Analysts differ on how XM's lead will affect the market. Stone is confident there's enough potential in the satellite radio market for both to succeed.
"I think some subscribers will be particularly averse to commercials and will pony up the extra three bucks to get rid of them," he said. "I think XM, because of their head start and their lower price point, will have more subscribers. But I expect both of them will succeed."
Wit SoundView analyst Tim O'Neil, however, says XM is building a prohibitive first-mover advantage. Combined with Sirius' higher price and recent management instability--TV veteran Joseph Clayton took over as Sirius' CEO in late November and has since overhauled the marketing and sales departments--Sirius' lag in getting to market consigns it to a distant second place at best.

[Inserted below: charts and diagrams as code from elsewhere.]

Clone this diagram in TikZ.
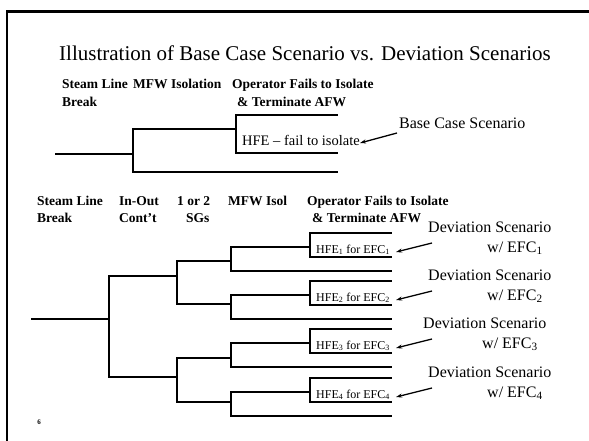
\documentclass[tikz,border=0pt]{standalone}
\usepackage{fontspec}
\setmainfont{Liberation Serif}
\usetikzlibrary{arrows.meta}

\tikzset{
	branch/.style = { line width = 1.3pt },
	hdr/.style = { anchor = base west, inner sep = 0pt,
		font = \fontsize{13.5}{16}\selectfont\bfseries },
	scen/.style = { anchor = base west, inner sep = 0pt,
		font = \fontsize{16}{19}\selectfont },
	hfelbl/.style = { anchor = base west, inner sep = 0pt,
		font = \fontsize{12}{14}\selectfont },
	ptr/.style = { line width = 1.3pt, -{Stealth[length=6pt,width=4pt]} },
}

\begin{document}
\begin{tikzpicture}[ x = 1pt, y = -1pt ]
	\useasboundingbox (0,0) rectangle (589,441);
	\draw [ line width = 2.5pt ] (7,441) -- (7,11.5) -- (589,11.5);

	\node [ anchor = base west, inner sep = 0pt,
		font = \fontsize{21}{24}\selectfont ] (title) at (59,61)
		{Illustration of Base Case Scenario vs. Deviation Scenarios};

	% base case tree
	\node [hdr] (t1a) at (62,89) {Steam Line};
	\node [hdr] (t1b) at (62,106.5) {Break};
	\node [hdr] (t2a) at (133,89) {MFW Isolation};
	\node [hdr] (t3a) at (232,89) {Operator Fails to Isolate};
	\node [hdr] (t3b) at (237,106.5) {\& Terminate AFW};

	\coordinate (s0) at (55,154);
	\coordinate (s1) at (133,154);
	\coordinate (m1) at (236,129);
	\coordinate (e1) at (338,115);
	\coordinate (e2) at (338,153);
	\coordinate (e3) at (338,172);
	\draw [ branch ] (s0) to (s1);
	\draw [ branch ] (s1) |- (m1);
	\draw [ branch ] (s1) |- (e3);
	\draw [ branch ] (m1) |- (e1);
	\draw [ branch ] (m1) |- (e2);

	\node [ anchor = base west, inner sep = 0pt,
		font = \fontsize{14.5}{17}\selectfont ] (hfe) at (242,146)
		{HFE -- fail to isolate};
	\node [scen] (base) at (399,129) {Base Case Scenario};
	\coordinate (bt) at (397,133);
	\draw [ ptr ] (bt) to ([yshift=3pt]hfe.base east);

	% deviation tree
	\node [hdr] (h1a) at (37,205) {Steam Line};
	\node [hdr] (h1b) at (37,222.5) {Break};
	\node [hdr] (h2a) at (119,205) {In-Out};
	\node [hdr] (h2b) at (119,222.5) {Cont't};
	\node [hdr] (h3a) at (177,205) {1 or 2};
	\node [hdr] (h3b) at (186,222.5) {SGs};
	\node [hdr] (h4a) at (228,205) {MFW Isol};
	\node [hdr] (h5a) at (307,205) {Operator Fails to Isolate};
	\node [hdr] (h5b) at (312,222.5) {\& Terminate AFW};

	\coordinate (r0) at (31,319);
	\coordinate (r1) at (109,319);
	\coordinate (a1) at (177,276);
	\coordinate (a2) at (177,377);
	\draw [ branch ] (r0) to (r1);
	\draw [ branch ] (r1) |- (a1);
	\draw [ branch ] (r1) |- (a2);

	\foreach \n/\d/\c/\dx in {1/247/261/428, 2/295/304/428,
			3/343/358/423, 4/392/402/428} {
		\coordinate (c\n) at (231,\c);
		\coordinate (d\n) at (310,\d);
		\coordinate (f\n) at (392,\d+24);
		\coordinate (u\n) at (392,\d-14);
		\coordinate (l\n) at (392,\d+10);
		\draw [ branch ] (c\n) -| (a\ifnum\n<3 1\else 2\fi);
		\draw [ branch ] (c\n) |- (d\n);
		\draw [ branch ] (c\n) |- (f\n);
		\draw [ branch ] (d\n) |- (u\n);
		\draw [ branch ] (d\n) |- (l\n);
		\node [hfelbl] (x\n) at (316,\d+6)
			{HFE\textsubscript{\n} for EFC\textsubscript{\n}};
		\node [scen] (v\n) at (\dx,\d-15) {Deviation Scenario};
		\node [scen] (w\n) at (\dx+59,\d+5) {w/ EFC\textsubscript{\n}};
		\coordinate (p\n) at (432,\d-4);
		\draw [ ptr ] (p\n) to ([xshift=6pt,yshift=1pt]x\n.base east);
	}

	\node [ inner sep = 0pt, font = \fontsize{7}{8}\selectfont\bfseries ]
		(pg) at (39,422) {6};
\end{tikzpicture}
\end{document}
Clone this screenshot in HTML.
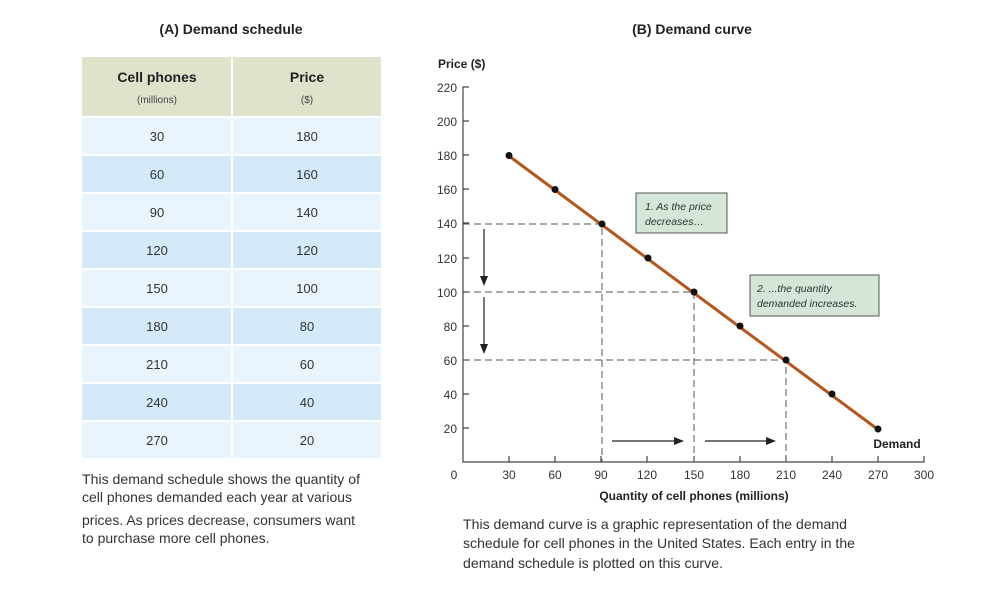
<!DOCTYPE html>
<html><head><meta charset="utf-8"><style>
body{margin:0;background:#fff;}
svg{display:block;font-family:"Liberation Sans",sans-serif;}
</style></head><body>
<svg width="996" height="596" viewBox="0 0 996 596" xmlns="http://www.w3.org/2000/svg">
<text x="231" y="34" text-anchor="middle" font-size="14" font-weight="bold" fill="#222">(A) Demand schedule</text>
<text x="692" y="34" text-anchor="middle" font-size="14" font-weight="bold" fill="#222">(B) Demand curve</text>
<!-- table -->
<rect x="82" y="57" width="149" height="59" fill="#dfe3cc"/>
<rect x="233" y="57" width="148" height="59" fill="#dfe3cc"/>
<text x="157" y="82" text-anchor="middle" font-size="14" font-weight="bold" fill="#222">Cell phones</text>
<text x="157" y="103" text-anchor="middle" font-size="10" fill="#444">(millions)</text>
<text x="307" y="82" text-anchor="middle" font-size="14" font-weight="bold" fill="#222">Price</text>
<text x="307" y="103" text-anchor="middle" font-size="10" fill="#444">($)</text>
<g font-size="13" fill="#333" text-anchor="middle">
<rect x="82" y="118" width="149" height="36" fill="#eaf4fc"/><rect x="233" y="118" width="148" height="36" fill="#eaf4fc"/>
<text x="157" y="141">30</text><text x="307" y="141">180</text>
<rect x="82" y="156" width="149" height="36" fill="#d5eaf8"/><rect x="233" y="156" width="148" height="36" fill="#d5eaf8"/>
<text x="157" y="179">60</text><text x="307" y="179">160</text>
<rect x="82" y="194" width="149" height="36" fill="#eaf4fc"/><rect x="233" y="194" width="148" height="36" fill="#eaf4fc"/>
<text x="157" y="217">90</text><text x="307" y="217">140</text>
<rect x="82" y="232" width="149" height="36" fill="#d5eaf8"/><rect x="233" y="232" width="148" height="36" fill="#d5eaf8"/>
<text x="157" y="255">120</text><text x="307" y="255">120</text>
<rect x="82" y="270" width="149" height="36" fill="#eaf4fc"/><rect x="233" y="270" width="148" height="36" fill="#eaf4fc"/>
<text x="157" y="293">150</text><text x="307" y="293">100</text>
<rect x="82" y="308" width="149" height="36" fill="#d5eaf8"/><rect x="233" y="308" width="148" height="36" fill="#d5eaf8"/>
<text x="157" y="331">180</text><text x="307" y="331">80</text>
<rect x="82" y="346" width="149" height="36" fill="#eaf4fc"/><rect x="233" y="346" width="148" height="36" fill="#eaf4fc"/>
<text x="157" y="369">210</text><text x="307" y="369">60</text>
<rect x="82" y="384" width="149" height="36" fill="#d5eaf8"/><rect x="233" y="384" width="148" height="36" fill="#d5eaf8"/>
<text x="157" y="407">240</text><text x="307" y="407">40</text>
<rect x="82" y="422" width="149" height="36" fill="#eaf4fc"/><rect x="233" y="422" width="148" height="36" fill="#eaf4fc"/>
<text x="157" y="445">270</text><text x="307" y="445">20</text>
</g>
<g font-size="14" fill="#333">
<text x="82" y="484" textLength="278" lengthAdjust="spacingAndGlyphs">This demand schedule shows the quantity of</text>
<text x="82" y="502" textLength="270" lengthAdjust="spacingAndGlyphs">cell phones demanded each year at various</text>
<text x="82" y="525" textLength="273" lengthAdjust="spacingAndGlyphs">prices. As prices decrease, consumers want</text>
<text x="82" y="543">to purchase more cell phones.</text>
</g>
<!-- chart -->
<text x="438" y="68" font-size="12" font-weight="bold" fill="#222">Price ($)</text>
<g stroke="#444" stroke-width="1.2" fill="none">
<path d="M469,87 H463 V462 H924 V456"/>
<path d="M463,121H469M463,155H469M463,189H469M463,223H469M463,258H469M463,292H469M463,326H469M463,360H469M463,394H469M463,428H469"/>
<path d="M509,462V456M555,462V456M601,462V456M647,462V456M694,462V456M740,462V456M786,462V456M832,462V456M878,462V456"/>
</g>
<g font-size="12" fill="#333" text-anchor="end">
<text x="457" y="92">220</text><text x="457" y="126">200</text><text x="457" y="160">180</text><text x="457" y="194">160</text><text x="457" y="228">140</text><text x="457" y="263">120</text><text x="457" y="297">100</text><text x="457" y="331">80</text><text x="457" y="365">60</text><text x="457" y="399">40</text><text x="457" y="433">20</text>
</g>
<g font-size="12" fill="#333" text-anchor="middle">
<text x="454" y="479">0</text><text x="509" y="479">30</text><text x="555" y="479">60</text><text x="601" y="479">90</text><text x="647" y="479">120</text><text x="694" y="479">150</text><text x="740" y="479">180</text><text x="786" y="479">210</text><text x="832" y="479">240</text><text x="878" y="479">270</text><text x="924" y="479">300</text>
</g>
<text x="694" y="500" text-anchor="middle" font-size="12" font-weight="bold" fill="#222">Quantity of cell phones (millions)</text>
<g stroke="#555" stroke-width="1" stroke-dasharray="7,4" fill="none">
<path d="M463,224H602V462M463,292H694V462M463,360H786V462"/>
</g>
<line x1="509" y1="156" x2="880" y2="431" stroke="#b5561d" stroke-width="3"/>
<g fill="#111">
<circle cx="509" cy="155.5" r="3.5"/><circle cx="555" cy="189.5" r="3.5"/><circle cx="602" cy="224" r="3.5"/><circle cx="648" cy="258" r="3.5"/><circle cx="694" cy="292" r="3.5"/><circle cx="740" cy="326" r="3.5"/><circle cx="786" cy="360" r="3.5"/><circle cx="832" cy="394" r="3.5"/><circle cx="878" cy="429" r="3.5"/>
</g>
<g stroke="#222" stroke-width="1.2" fill="#222">
<line x1="484" y1="229" x2="484" y2="280"/><path d="M480,276L488,276L484,286Z" stroke="none"/>
<line x1="484" y1="297" x2="484" y2="348"/><path d="M480,344L488,344L484,354Z" stroke="none"/>
<line x1="612" y1="441" x2="678" y2="441"/><path d="M674,437L674,445L684,441Z" stroke="none"/>
<line x1="705" y1="441" x2="770" y2="441"/><path d="M766,437L766,445L776,441Z" stroke="none"/>
</g>
<text x="897" y="448" text-anchor="middle" font-size="12" font-weight="bold" fill="#222">Demand</text>
<rect x="636" y="193" width="91" height="40" fill="#d3e6d8" stroke="#555" stroke-width="1"/>
<text x="645" y="210" font-size="10.5" font-style="italic" fill="#333">1. As the price</text>
<text x="645" y="225" font-size="10.5" font-style="italic" fill="#333">decreases…</text>
<rect x="750" y="275" width="129" height="41" fill="#d3e6d8" stroke="#555" stroke-width="1"/>
<text x="757" y="292" font-size="10.5" font-style="italic" fill="#333">2.  ...the quantity</text>
<text x="757" y="307" font-size="10.5" font-style="italic" fill="#333">demanded increases.</text>
<g font-size="14" fill="#333">
<text x="463" y="529" textLength="384" lengthAdjust="spacingAndGlyphs">This demand curve is a graphic representation of the demand</text>
<text x="463" y="548" textLength="392" lengthAdjust="spacingAndGlyphs">schedule for cell phones in the United States. Each entry in the</text>
<text x="463" y="568" textLength="260" lengthAdjust="spacingAndGlyphs">demand schedule is plotted on this curve.</text>
</g>
</svg>
</body></html>
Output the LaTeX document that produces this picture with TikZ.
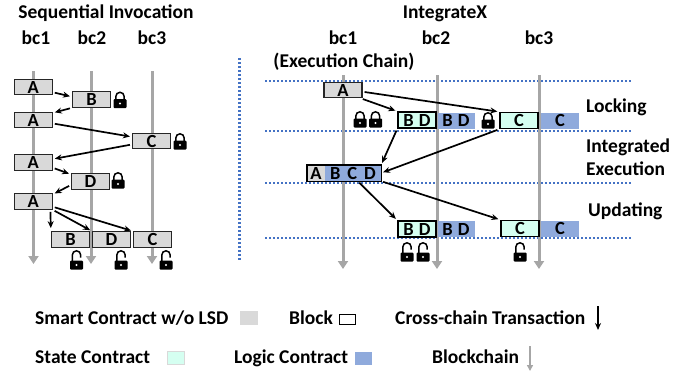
\documentclass[tikz,border=0pt]{standalone}
\usepackage{fontspec}
\setmainfont{Carlito}
\usetikzlibrary{arrows.meta}

\definecolor{smartgray}{HTML}{D9D9D9}
\definecolor{statecyan}{HTML}{D5FFF1}
\definecolor{logicblue}{HTML}{8FAADC}
\definecolor{chaingray}{HTML}{A6A6A6}
\definecolor{dotblue}{HTML}{4472C4}

\tikzset{
    every node/.style={font=\fontsize{19.5}{22}\selectfont\bfseries, inner sep=0pt},
    label/.style={anchor=base},
    labelw/.style={anchor=base west},
    boxtext/.style={font=\fontsize{18.5}{20}\selectfont\bfseries},
    smart/.style={boxtext, draw=black!85, line width=1.2pt, fill=smartgray, minimum width=38pt, minimum height=15.5pt},
    statebox/.style={boxtext, draw=black, line width=1.4pt, fill=statecyan, minimum width=38pt, minimum height=16pt},
    logicbox/.style={boxtext, fill=logicblue, minimum width=37pt, minimum height=16pt},
    chain/.style={draw=chaingray, line width=3pt, -{Triangle[width=10pt,length=8pt]}},
    tx/.style={->, >={Stealth[length=7pt,width=6pt]}, line width=1.7pt, shorten >=2pt, shorten <=2pt},
    divider/.style={draw=dotblue, line width=2.2pt, dash pattern=on 2pt off 2pt},
    lockclosed/.pic={
        \draw[line width=1.5pt] (-4.2,-4) -- (-4.2,-7) arc[start angle=180, end angle=360, radius=4.2] -- (4.2,-4);
        \fill[rounded corners=1pt] (-6.5,-4.5) rectangle (6.5,4.5);
        \fill[white] (0,0) circle (1.2);
    },
    lockopen/.pic={
        \draw[line width=1.5pt] (-4.2,-4) -- (-4.2,-10) arc[start angle=180, end angle=360, radius=4.2] -- (4.2,-7.5);
        \fill[rounded corners=1pt] (-6.5,-4.5) rectangle (6.5,4.5);
        \fill[white] (0,0) circle (1.2);
    },
}

\begin{document}
\begin{tikzpicture}[x=1pt, y=-1pt]
    \useasboundingbox (0,0) rectangle (692,373);

    % titles
    \node[label] (seqtitle) at (106,18) {Sequential Invocation};
    \node[label] (sbc1) at (36,44) {bc1};
    \node[label] (sbc2) at (92,44) {bc2};
    \node[label] (sbc3) at (152,44) {bc3};
    \node[label] (inttitle) at (445,18) {IntegrateX};
    \node[label] (ibc1) at (343,44) {bc1};
    \node[label] (ibc2) at (436,44) {bc2};
    \node[label] (ibc3) at (539,44) {bc3};
    \node[label] (execchain) at (344,67) {(Execution Chain)};
    \node[labelw] (locking) at (586,112) {Locking};
    \node[labelw] (integrated) at (586,152) {Integrated};
    \node[labelw] (execution) at (586,175) {Execution};
    \node[labelw] (updating) at (588,216) {Updating};

    % dotted separators
    \draw[divider] (239.5,58) -- (239.5,260);
    \draw[divider] (265,81) -- (632,81);
    \draw[divider] (265,131) -- (632,131);
    \draw[divider] (265,183) -- (632,183);
    \draw[divider] (265,238) -- (632,238);

    % chains
    \coordinate (s1top) at (33.5,71);
    \coordinate (s1end) at (33.5,264);
    \coordinate (s2top) at (91,71);
    \coordinate (s2end) at (91,264);
    \coordinate (s3top) at (152,71);
    \coordinate (s3end) at (152,264);
    \coordinate (i1top) at (343,75);
    \coordinate (i1end) at (343,269);
    \coordinate (i2top) at (437,75);
    \coordinate (i2end) at (437,269);
    \coordinate (i3top) at (539,75);
    \coordinate (i3end) at (539,269);
    \draw[chain] (s1top) -- (s1end);
    \draw[chain] (s2top) -- (s2end);
    \draw[chain] (s3top) -- (s3end);
    \draw[chain] (i1top) -- (i1end);
    \draw[chain] (i2top) -- (i2end);
    \draw[chain] (i3top) -- (i3end);

    % sequential invocation
    \node[smart] (a1) at (33.25,87) {A};
    \node[smart] (b1) at (91.5,99.5) {B};
    \node[smart] (a2) at (33.25,120) {A};
    \node[smart] (c1) at (151.5,141) {C};
    \node[smart] (a3) at (33.25,162.5) {A};
    \node[smart] (d1) at (90.5,181.5) {D};
    \node[smart] (a4) at (33.25,201.5) {A};
    \node[smart] (b2) at (70.5,239.5) {B};
    \node[smart] (d2) at (111.5,239.5) {D};
    \node[smart] (c2) at (152.5,239.5) {C};

    \draw[tx] (a1.-15) -- (b1.172);
    \draw[tx] (b1.south west) -- (a2.20);
    \draw[tx] (a2.-10) -- (c1.168);
    \draw[tx] (c1.190) -- (a3.10);
    \draw[tx] (a3.-15) -- (d1.160);
    \draw[tx] (d1.190) -- (a4.20);
    \draw[tx, shorten >=3pt] (a4.-26) -- (b2.north west);
    \draw[tx] (a4.south east) -- (d2.north west);
    \draw[tx] (a4.-15) -- (c2.north west);

    \pic at (120,103.5) {lockclosed};
    \pic at (180,145) {lockclosed};
    \pic at (118,184) {lockclosed};
    \pic at (76.5,265) {lockopen};
    \pic at (121,265) {lockopen};
    \pic at (166,265) {lockopen};

    % integratex
    \node[smart] (xa) at (343,90) {A};
    \node[logicbox] (lbd1) at (456,120.5) {B\hspace{5pt}D};
    \node[statebox] (sbd1) at (417,120) {B\hspace{5pt}D};
    \node[logicbox, minimum width=38pt] (lc1) at (560,120.5) {C};
    \node[statebox] (sc1) at (519,120.5) {C};

    \node[boxtext, fill=smartgray, minimum width=18pt, minimum height=16pt] (xia) at (316,173) {A};
    \node[boxtext, fill=logicblue, minimum width=56pt, minimum height=16pt] (xib) at (353,173) {B\hspace{7pt}C\hspace{7pt}D};
    \draw[line width=1.4pt] (xia.north west) rectangle (xib.south east);

    \node[logicbox] (lbd2) at (456,229) {B\hspace{5pt}D};
    \node[statebox] (sbd2) at (417,229) {B\hspace{5pt}D};
    \node[logicbox, minimum width=38pt] (lc2) at (560,228.5) {C};
    \node[statebox] (sc2) at (520,228.5) {C};

    \draw[tx] (xa.-25) -- (sbd1.north west);
    \draw[tx] (xa.-5) -- (sc1.north west);
    \draw[tx] (sbd1.south west) -- (xib.north east);
    \draw[tx] (sc1.south west) -- (xib.east);
    \draw[tx] (xib.-60) -- (sbd2.north west);
    \draw[tx] (xib.south east) -- (sc2.north west);

    \pic at (360,123) {lockclosed};
    \pic at (375.5,123) {lockclosed};
    \pic at (488,124) {lockclosed};
    \pic at (407,257) {lockopen};
    \pic at (423,257) {lockopen};
    \pic at (520,257) {lockopen};

    % legend
    \node[labelw] (lgsmart) at (35,324) {Smart Contract w/o LSD};
    \node[fill=smartgray, draw=black!15, minimum width=17pt, minimum height=13pt] (swsmart) at (248.5,318) {};
    \node[labelw] (lgblock) at (289,324) {Block};
    \node[draw=black, line width=1pt, fill=white, minimum width=16pt, minimum height=10pt] (swblock) at (347.5,319.5) {};
    \node[labelw] (lgtx) at (395,324) {Cross-chain Transaction};
    \coordinate (lgtxtop) at (598,306);
    \coordinate (lgtxend) at (598,330);
    \draw[->, >={Stealth[length=7pt,width=6pt]}, line width=1.5pt] (lgtxtop) -- (lgtxend);
    \node[labelw] (lgstate) at (35,363) {State Contract};
    \node[fill=statecyan, draw=black!15, minimum width=17pt, minimum height=13pt] (swstate) at (175.5,358) {};
    \node[labelw] (lglogic) at (234,363) {Logic Contract};
    \node[fill=logicblue, minimum width=17pt, minimum height=13pt] (swlogic) at (363.5,358) {};
    \node[labelw] (lgchain) at (432,363) {Blockchain};
    \coordinate (lgchaintop) at (530,346);
    \coordinate (lgchainend) at (530,371);
    \draw[draw=chaingray, line width=1.6pt, -{Triangle[width=6pt,length=6pt]}] (lgchaintop) -- (lgchainend);
\end{tikzpicture}
\end{document}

"We're in wait-and-see mode with Sirius," O'Neil said. "Its management has not met any of the expectations they've set so far."
Show them the money
Both companies face similar cash-flow challenges. After spending nearly $1.5 billion each to launch satellites and build other elements of their broadcast networks, now they have to come up with more money to attract subscribers.
Customer acquisition costs are high, thanks in part to subsidies paid to automakers to get them to put satellite-ready radios in their cars, considered a key element in whether each service will succeed. Sirius has deals with Chrysler, BMW, Ford Motor and Mazda, among others, and XM has locked in General Motors and Honda.
Panero estimated XM's acquisition costs at $125 per customer. Sirius declined to disclose such figures.
At current cash-flow levels, both companies will need additional funding to make it through the end of the year.
"You're in this odd situation where the healthier and better off these companies are, the faster you burn cash," Stone said. "That's what you have to do, because the customer relationship is so valuable. Once you have the subscriber signed up, as long as you take reasonable care of them, you've got a steady revenue source."